As we move further into the current decade, we move away from the noughties, and their characteristic hyper-sexualisation. Buxom beauties revealing everything but the naughty bits is a trend that has long since passed. Hopefully. The over-sexualised pop stars of the 2000’s have covered up and used fashion as a way to create an identity instead of using their body parts to do so—think J-Lo’s famously phenomenal behind. Fashion has moved in the direction of using fabric to create shape instead of revealing it.
It may be wishful thinking to say that this has been caused by the fashion community’s ability to acknowledge prejudice against those who don’t fit into assigned gender roles. We know the fashion world to be filled with harsh criticisms against social mores, but perhaps it is simply just for shock factor. Take Lady Gaga’s recent stint as alter ego, Jo Calderone, on the cover of Vogue Japan. This trend is sure to continually spark international dialogue and like a defibrillator, bring life back to an industry critically injured by economic stress.
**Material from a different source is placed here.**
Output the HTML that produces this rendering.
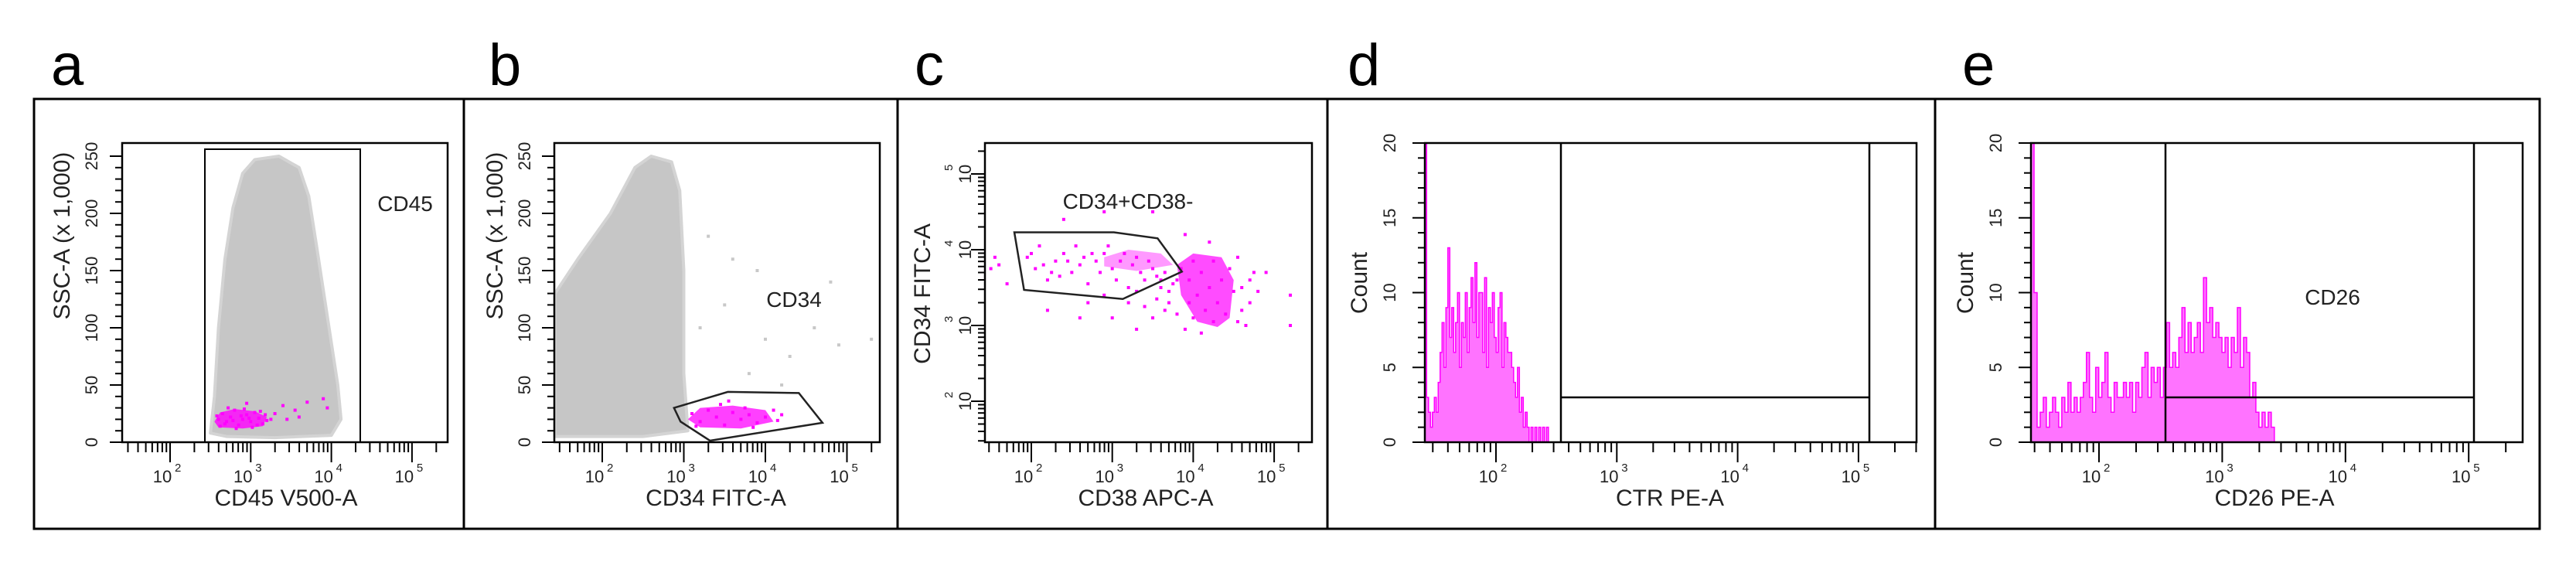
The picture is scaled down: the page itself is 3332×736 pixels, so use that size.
<!DOCTYPE html>
<html><head><meta charset="utf-8"><style>
html,body{margin:0;padding:0;background:#fff;}
svg{display:block;font-family:"Liberation Sans",Arial,sans-serif;}
</style></head><body>
<svg id="fig" width="3332" height="736" viewBox="0 0 3332 736" xmlns="http://www.w3.org/2000/svg"></svg>
<script>
// ===== DATA =====
const aCloud = [[2.5,8],[2.55,40],[2.6,100],[2.68,160],[2.78,205],[2.9,235],[3.05,247],[3.35,250],[3.6,240],[3.72,215],[3.82,170],[3.95,110],[4.08,50],[4.12,20],[4.0,6],[3.3,4],[2.7,5]];
const aBlob = [[2.55,18],[2.62,26],[2.8,29],[3.05,27],[3.2,22],[3.15,14],[2.9,12],[2.6,13]];
const aPoints = [[2.6,20],[2.65,25],[2.7,18],[2.75,22],[2.8,28],[2.85,15],[2.9,20],[2.95,24],[3.0,18],[3.05,26],[3.1,21],[3.15,16],[2.62,14],[2.72,30],[2.82,12],[2.92,29],[3.02,13],[3.12,27],[3.2,19],[2.58,23],[2.68,16],[2.78,19],[2.88,23],[2.98,21],[3.08,15],[3.18,24],[3.25,20],[3.4,32],[3.55,28],[3.7,35],[3.9,38],[3.95,30],[3.3,25],[3.6,22],[2.95,34],[3.45,20]];
const bCloud = [[1.42,5],[1.42,130],[1.7,160],[2.1,200],[2.4,240],[2.6,250],[2.85,245],[2.95,220],[3.0,150],[3.0,60],[3.05,10],[2.5,5]];
const bSparse = [[3.5,120],[4.0,90],[4.6,100],[4.8,140],[3.8,60],[4.3,75],[3.3,180],[4.9,85],[3.6,160],[4.2,50],[5.3,90],[4.5,130],[3.2,100],[3.9,150]];
const bGate = [[2.88,30],[3.54,44],[4.41,43],[4.70,17],[3.32,1.4],[2.96,18]];
const bBlob = [[3.05,20],[3.2,30],[3.6,32],[4.0,28],[4.1,18],[3.7,12],[3.2,13]];
const bPoints = [[3.1,25],[3.2,18],[3.3,28],[3.4,22],[3.5,15],[3.6,26],[3.7,20],[3.8,24],[3.9,17],[4.0,22],[4.1,28],[3.45,33],[3.75,30],[3.15,14],[4.15,19],[3.55,36],[3.85,13],[4.2,24]];
const cGate = [[1.79,4.23],[3.02,4.23],[3.56,4.15],[3.86,3.71],[3.13,3.35],[1.91,3.47]];
const cDense = [[3.8,3.8],[4.0,3.95],[4.35,3.9],[4.5,3.6],[4.45,3.1],[4.3,2.98],[4.05,3.05],[3.85,3.4]];
const cMid = [[2.9,3.9],[3.2,4.0],[3.6,3.95],[3.75,3.8],[3.3,3.72],[2.9,3.78]];
const cPoints = [[1.95,3.9],[2.05,3.75],[2.1,4.05],[2.2,3.6],[2.3,3.85],[2.4,3.95],[2.5,3.7],[2.55,4.05],[2.6,3.8],[2.7,3.55],[2.75,3.95],[2.85,3.7],[2.95,4.05],[3.05,3.6],[3.1,3.85],[3.2,3.5],[3.3,3.9],[3.4,3.6],[3.5,3.75],[3.6,3.5],[3.7,3.3],[3.8,3.6],[3.65,3.2],[3.5,3.1],[3.4,3.25],[3.9,2.95],[4.1,2.9],[4.6,3.2],[4.7,3.6],[4.55,3.9],[1.6,3.8],[1.55,3.9],[2.9,4.5],[3.5,4.5],[2.4,4.4],[2.6,3.1],[3.0,3.1],[4.9,3.7],[5.2,3.4],[5.2,3.0],[4.2,4.1],[3.9,4.2],[2.2,3.2],[3.3,2.95],
[2.0,3.95],[2.15,3.8],[2.25,3.7],[2.35,3.65],[2.45,3.85],[2.65,3.9],[2.8,3.85],[2.9,3.95],[3.0,3.75],[3.15,3.95],[3.25,3.8],[3.35,3.7],[3.45,3.85],[3.55,3.65],[3.65,3.7],[3.75,3.55],[3.85,3.75],[3.95,3.6],[4.0,3.85],[4.05,3.4],[4.1,3.7],[4.15,3.2],[4.2,3.5],[4.25,3.85],[4.3,3.3],[4.35,3.6],[4.4,3.15],[4.45,3.75],[4.5,3.45],[4.6,3.5],[4.65,3.0],[4.7,3.3],[4.75,3.7],[4.8,3.45],[3.55,3.35],[3.7,3.45],[3.8,3.15],[3.95,3.3],[3.6,3.6],[3.3,3.45],[3.2,3.3],[4.0,3.1],[4.55,3.05],[4.25,3.05],[2.7,3.3],[2.9,3.4],[1.5,3.75],[1.7,3.55]];
const dStart = 1.41, dBinW = 0.016;
const dCounts = [25,3,2,1,2,3,2,4,6,8,5,9,13,7,9,6,8,10,5,8,7,10,6,9,11,8,12,7,10,10,6,11,5,9,8,10,7,6,9,10,5,8,7,6,6,5,4,3,5,2,3,1,2,1,0,1,0,1,0,1,0,1,0,1];
const eStart = 1.448, eBinW = 0.025;
const eCounts = [25,10,1,2,3,1,2,3,2,1,3,2,4,2,3,2,3,4,6,3,2,5,3,4,6,3,2,4,3,3,4,3,4,2,4,3,5,6,3,5,4,5,3,5,8,5,6,5,7,9,6,8,6,7,8,6,11,8,9,7,8,7,6,7,5,7,6,9,5,7,6,3,4,2,1,2,1,2,1];
const decades = [2,3,4,5];
const linTicksSSC = [0,50,100,150,200,250];
const countTicks = [0,5,10,15,20];

// ===== HELPERS =====
const NS = "http://www.w3.org/2000/svg";
const svg = document.getElementById('fig');
function mk(tag, attrs, parent){ const e=document.createElementNS(NS,tag); for(const k in attrs) e.setAttribute(k,attrs[k]); (parent||svg).appendChild(e); return e; }
function txt(s, attrs, parent){ const e=mk('text',attrs,parent); e.textContent=s; return e; }

function panelFrame(name,x0,x1,letter,lx){
  const g=mk('g',{});
  
  
  const r=mk('rect',{x:x0,y:128,width:x1-x0,height:556,fill:'none',stroke:'#000','stroke-width':3},g);
  
  
  const t=txt(letter,{x:lx,y:110,'font-size':76,fill:'#000'},g);
  
  
  return g;
}
function plotBox(g,name,L,R,T,B){
  const r=mk('rect',{x:L,y:T,width:R-L,height:B-T,fill:'none',stroke:'#000','stroke-width':2.5},g);
  
  
}
function logXAxis(g,name,sx,L,R,B,title,titleX){
  const ax=mk('g',{},g);
  
  
  for(let n=1;n<=5;n++){ for(let k=1;k<10;k++){ const l=n+Math.log10(k); const x=sx(l); if(x<L-1||x>R+1) continue;
    mk('line',{x1:x,x2:x,y1:B,y2:B+(k===1?26:13),stroke:'#000','stroke-width':2},ax);} }
  decades.forEach(d=>{ const x=sx(d); if(x<L||x>R) return;
    const t=txt('10',{x:x-10,y:B+52,'font-size':22,'text-anchor':'middle',fill:'#222'},ax);
    
    
    txt(String(d),{x:x+6,y:B+38,'font-size':15,fill:'#222'},ax); });
  const tt=txt(title,{x:titleX,y:B+82,'font-size':30,'text-anchor':'middle',fill:'#222'},ax);
  
  
}
function linYAxis(g,name,sy,L,ticks,minorStep,maxV,labelX,title,titleX,titleY){
  const ax=mk('g',{},g);
  
  
  for(let v=0;v<=maxV+1e-9;v+=minorStep){ const y=sy(v); mk('line',{x1:L-(Math.abs(v%ticks[1])<1e-9?16:9),x2:L,y1:y,y2:y,stroke:'#000','stroke-width':2},ax); }
  ticks.forEach(v=>{ const y=sy(v);
    const t=txt(String(v),{x:labelX,y:y,'font-size':22,'text-anchor':'middle',fill:'#222',transform:`rotate(-90 ${labelX} ${y})`},ax);
    
     });
  const tt=txt(title,{x:titleX,y:titleY,'font-size':30,'text-anchor':'middle',fill:'#222',transform:`rotate(-90 ${titleX} ${titleY})`},ax);
  
  
}
function poly(g,pts,sx,sy,attrs,nm){
  const p=mk('polygon',Object.assign({points:pts.map(p=>sx(p[0])+','+sy(p[1])).join(' ')},attrs),g);
  
  
  return p;
}
function dots(g,pts,sx,sy,color,nm){
  const grp=mk('g',{},g);
  
  
  pts.forEach(p=>{ mk('rect',{x:sx(p[0])-2,y:sy(p[1])-2,width:4,height:4,fill:color},grp); });
}
function clip(id,L,T,R,B){ const c=mk('clipPath',{id:id}); mk('rect',{x:L,y:T,width:R-L,height:B-T},c); }

const T=185,B=572;
// ===== Panel a =====
(function(){
  const L=158,R=579;
  const sx=l=>220+(l-2)*104.3, sy=v=>572-v*1.48;
  const g=panelFrame('a',44,600,'a',66);
  poly(g,aCloud,sx,sy,{fill:'#c6c6c6','stroke':'#d4d4d4','stroke-width':4,'stroke-linejoin':'round'},'cd45-gray-cloud');
  poly(g,aBlob,sx,sy,{fill:'#ff00ff',opacity:0.8},'cd34-magenta-cluster');
  dots(g,aPoints,sx,sy,'#ff00ff','magenta-events-a');
  const gate=mk('rect',{x:265,y:193,width:201,height:B-193,fill:'none',stroke:'#000','stroke-width':2},g);
  
  
  const gl=txt('CD45',{x:524,y:273,'font-size':28,'text-anchor':'middle',fill:'#222'},g);
  
  
  plotBox(g,'a',L,R,T,B);
  logXAxis(g,'a',sx,L,R,B,'CD45 V500-A',370);
  linYAxis(g,'a',sy,L,linTicksSSC,10,250,126,'SSC-A    (x 1,000)',90,305);
})();
// ===== Panel b =====
(function(){
  const L=717,R=1138;
  const sx=l=>779+(l-2)*105.5, sy=v=>572-v*1.48;
  const g=panelFrame('b',600,1161,'b',632);
  poly(g,bCloud,sx,sy,{fill:'#c6c6c6','stroke':'#d4d4d4','stroke-width':4,'stroke-linejoin':'round'},'gray-cloud-b');
  dots(g,bSparse,sx,sy,'#c8c8c8','sparse-gray-events-b');
  poly(g,bBlob,sx,sy,{fill:'#ff00ff',opacity:0.75},'cd34-magenta-cluster-b');
  dots(g,bPoints,sx,sy,'#ff00ff','magenta-events-b');
  const gp=poly(g,bGate,sx,sy,{fill:'none',stroke:'#222','stroke-width':2.5},'cd34-gate');
  
  const gl=txt('CD34',{x:1027,y:397,'font-size':28,'text-anchor':'middle',fill:'#222'},g);
  
  
  plotBox(g,'b',L,R,T,B);
  logXAxis(g,'b',sx,L,R,B,'CD34 FITC-A',926);
  linYAxis(g,'b',sy,L,linTicksSSC,10,250,686,'SSC-A    (x 1,000)',650,305);
})();
// ===== Panel c =====
(function(){
  const L=1274,R=1697;
  const sx=l=>1334+(l-2)*104.7, sy=l=>519-(l-2)*98;
  const g=panelFrame('c',1161,1717,'c',1183);
  clip('clipc',L,T,R,B);
  const inner=mk('g',{'clip-path':'url(#clipc)'},g);
  poly(inner,cMid,sx,sy,{fill:'#ff00ff',opacity:0.4},'cd34-cd38-mid-density');
  poly(inner,cDense,sx,sy,{fill:'#ff00ff',opacity:0.7},'cd38-positive-dense');
  dots(inner,cPoints,sx,sy,'#ff00ff','magenta-events-c');
  const gp=poly(g,cGate,sx,sy,{fill:'none',stroke:'#222','stroke-width':2.5},'cd34-cd38neg-gate');
  
  const gl=txt('CD34+CD38-',{x:1459,y:270,'font-size':28,'text-anchor':'middle',fill:'#222'},g);
  
  
  plotBox(g,'c',L,R,T,B);
  logXAxis(g,'c',sx,L,R,B,'CD38 APC-A',1482);
  const ax=mk('g',{},g);
  
  
  for(let n=1;n<=5;n++){ for(let k=1;k<10;k++){ const l=n+Math.log10(k); const y=sy(l); if(y<T-1||y>B+1) continue;
    mk('line',{x1:L-(k===1?18:9),x2:L,y1:y,y2:y,stroke:'#000','stroke-width':2},ax);} }
  decades.forEach(d=>{ const y=sy(d); const xx=1246;
    const t=txt('10',{x:xx,y:y+10,'font-size':22,'text-anchor':'middle',fill:'#222',transform:`rotate(-90 ${xx} ${y})`},ax);
    
    
    txt(String(d),{x:xx-14,y:y-4,'font-size':15,fill:'#222',transform:`rotate(-90 ${xx-14} ${y-4})`},ax); });
  const tt=txt('CD34 FITC-A',{x:1203,y:380,'font-size':30,'text-anchor':'middle',fill:'#222',transform:'rotate(-90 1203 380)'},ax);
  
  
})();
// ===== Histograms =====
function histogram(name,L,R,x0,x1,letter,lx,sx,start,bw,counts,gateL,gateR,title,titleX,labelText){
  const sy=v=>572-v*19.35;
  const g=panelFrame(name,x0,x1,letter,lx);
  clip('clip'+name,L,T,R,B);
  const inner=mk('g',{'clip-path':'url(#clip'+name+')'},g);
  let d='M'+sx(start)+','+sy(0);
  counts.forEach((c,i)=>{ const xa=sx(start+i*bw), xb=sx(start+(i+1)*bw); d+=' L'+xa+','+sy(c)+' L'+xb+','+sy(c); });
  d+=' L'+sx(start+counts.length*bw)+','+sy(0)+' Z';
  const p=mk('path',{d:d,fill:'rgba(255,0,255,0.55)',stroke:'#ff00ff','stroke-width':1.5},inner);
  
  
  const gate=mk('path',{d:`M${gateL},${T} L${gateL},${B} M${gateR},${T} L${gateR},${B} M${gateL},${sy(3)} L${gateR},${sy(3)}`,fill:'none',stroke:'#000','stroke-width':2.5},g);
  
  
  if(labelText){ const t=txt(labelText,{x:3017,y:394,'font-size':28,'text-anchor':'middle',fill:'#222'},g);
    
     }
  plotBox(g,name,L,R,T,B);
  logXAxis(g,name,sx,L,R,B,title,titleX);
  linYAxis(g,name,sy,L,countTicks,1,20,L-38,'Count',L-75,366);
}
histogram('d',1843,2479,1717,2503,'d',1743,l=>1935+(l-2)*156.3,dStart,dBinW,dCounts,2019,2418,'CTR PE-A',2160,null);
histogram('e',2627,3263,2503,3285,'e',2538,l=>2715+(l-2)*159.4,eStart,eBinW,eCounts,2801,3200,'CD26 PE-A',2942,'CD26');
</script>
</body></html>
But the debate of an androgynous model’s sex is not as easily answered as lifting a tail, and has therefore been exploited by the industry we know for suffocating a trend ‘til its very last breath.
Although this de-sexing has certainly turned heads, it is not something new.
We have seen sexual neutrality arise in the 70’s with David Bowie and Glam Rock and before that in the 60’s with Twiggy and her boyish charm. Are we all just victim to fashion’s tendency to steal and reclaim?
Women have been stealing from men since before the early days of Yves Saint Laurent and Le Smoking suit. And this trans-trend of recent years was stolen from the club kids who exaggerated, dramatised and claimed femininity as their own. We all take influence from here and there.
Does this all even matter? With or without his constituted male bits, my cat is just a cat. And I’d like to think the same about trends. Without the money, hype and celebrity, it’s just fashion. Don’t get me wrong; I would never belittle the creative geniuses that make fashion the spectacular thing that it is. I just think we get a little too carried away with everything else. We lose sight of appreciating the pure beauty of a garment and we must not forget the power this “superficial” industry has to make lasting societal impact.